In an official report issued on 18 July in Geneva, TRACIT and UNCTAD  map the 17 UN SDGs against the following sectors: agri-foods, alcohol, fisheries, forestry,  petroleum, pharmaceuticals, precious metals and gemstones, pesticides, tobacco,  wildlife and all forms of counterfeiting and piracy.

These sectors were chosen because they participate significantly in international trade and are particularly vulnerable to illicit trade. Trafficking in persons is also examined as a particularly abhorrent phenomenon affecting supply chains and basic human rights as well as contributing to illicit trade practices.

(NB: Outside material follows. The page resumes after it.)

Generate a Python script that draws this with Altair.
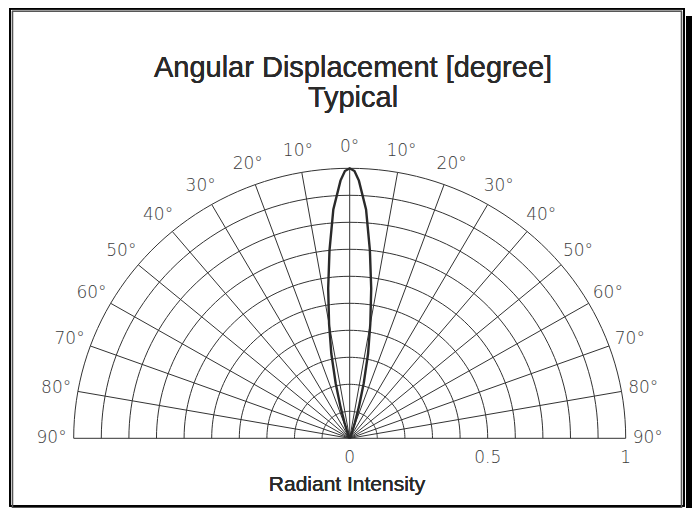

This publication seeks to help governments and business better understand how their efforts to achieve sustainable development must account for the negative forces of illicit trade.

Recommendations

The sweeping, negative impacts of illicit trade on the SDGs point to a wide range of challenges for both governments and business. Hence, it will be expedient to:

  • Attend to developing and least developed countries: The alarming consequences of illicit trade are especially evident in developing countries hard-pressed to monetize resources, commercialize innovation, attract investment, establish lasting job opportunities and create genuine, long-term economic growth. As such, it will be critical to support the capabilities of developing countries to better defend against illicit trade by inter alia taking stock of national government experiences, challenges, priorities and requests for assistance while also identifying where “in-country” efforts would be most valuable and most effective.
  • Account for the interconnected nature of the challenge: As noted by the UN, the SDGs are integrated and indivisible in nature with significant inter-linkages across the goals and targets. Ending poverty, for example, must go hand-in-hand with strategies that build economic growth and address a range of social needs including education, health, social protection, job opportunities and environmental stewardship. By the same token, a holistic approach is needed to address the significant number of interdependencies and overlapping problems relating to multiple forms of illicit trade. The impacts of illicit trade cannot be examined effectively in isolation of other sectors, nor can they be addressed in isolation of the SDGs.
  • Promote shared responsibility: Improving public-private dialogue and promoting partnerships will be needed to address the global nature of illicit trade. Public and private actors can play an important role in determining a responsive, evidence-based work program for addressing illicit trade, including delineation of best practices, and, where applicable, development of regulatory standards.
  • Prioritize the policy response: The findings from this study demonstrate that illicit trade is a significant deterrent to achieving the SDGs. As governments go about formulating policies and implementing programs to achieve the SDGs, a first order consideration should be to reduce the deterrent forces of illicit trade and plug the fiscal leakages associated with it. This approach has the immediate effect of adding resources and revenues back into the global economy, putting more policy tools back on the table, and reducing timelines, costs and other hurdles to achieving the goals.
  • Foster political will and leadership: Addressing the threat of illicit trade on the SDGs will require political will of government officials at all levels to prioritize the problem, actively pursue solutions and invest in enforcement measures. This study provides a first step in raising awareness on the threat of illicit trade on achieving the SDGs. The work also serves as a roadmap to help policy makers identify areas that merit greater attention and to formulate effective strategies to address the serious threats posed by illicit trade.